A partir de hoje, uma série de contos sobre quem passa por essa mesa começa aqui no Lentes Coloridas. Para serem identificados, sempre terão o mesmo título: Na mesa, como nesse post. Cada um será seguido de um número para ser diferenciado dos demais.

Amanhã, o primeiro deles estará por aqui. Tragam suas xícaras de café e venham fazer companhia para quem, por acaso, se sentar na mesa.

sexta-feira, 12 de julho de 2013

Aliança

Abriu a porta, entrou em casa e deu logo de cara com ela sentada no sofá. Estava apoiada em cima de um de seus pés com o controle remoto na mão apontado para a TV. Logo que o viu, deixou o controle de lado e o chamou para sentar do seu lado.

O barulho da TV lhe soava alto e o cheiro dela indicava que havia saído do banho a pouco. Passou o dia inteiro pensando na versão da história que contaria. Respirou fundo e antes que ela reparasse começou a falar.

Contou que foi sem querer, mas que tirou a aliança do dedo quando foi lavar a mão na padaria em que almoçou e que deve ter esquecido ela na pia. Explicou que se deu conta quando estava no caixa, mas que já era tarde demais, ela não estava mais onde havia deixado.

A expressão dela mudou. Franziu a testa e esticou a perna sobre a qual estava sentada. Começou a falar como se vírgulas não existissem, como se não fosse preciso tomar ar. Foi ficando vermelha conforme ia enumerando os motivos pelos quais não poderia acreditar naquela versão. A voz ia se misturando com as que vinham da TV que seguia ligada. Ele não conseguia se concentrar em nenhuma das duas falas.
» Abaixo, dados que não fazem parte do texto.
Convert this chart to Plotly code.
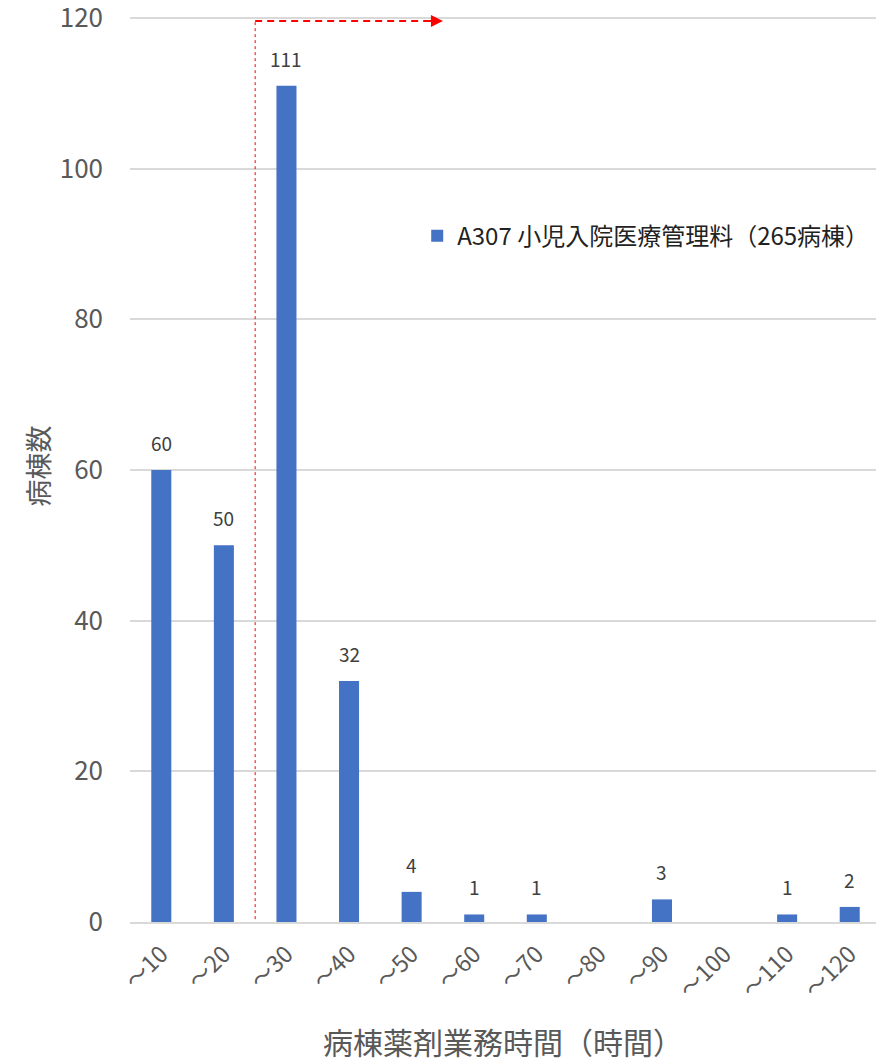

Ele tentava argumentar, mas parecia que cada resposta que dava funcionava como mais combustível para ela. Ia emendando uma palavra na outra. Ela não respirava entre as frases. Ele não respirava de medo. Ela não acreditou nele. Mandou ele embora.

E foi assim que aquela noite terminou. Em um ponto da cidade, ela rolando sozinha na cama que era dos dois. Em outro, ele encarando o teto da casa do amigo deitado no sofá da sala. Em um terceiro, uma senhora sentada em sua poltrona sem conseguir dormir, pensando em como encontraria o dono da aliança que sua neta havia pegado na pia da padaria onde almoçaram naquela tarde.

quinta-feira, 4 de julho de 2013

Caleidoscópio

A realidade é vista de um único ponto.

A vista é um único ponto da realidade.

É vista de um único ponto a realidade.

A realidade é um ponto de vista único.

De um único ponto é vista a realidade.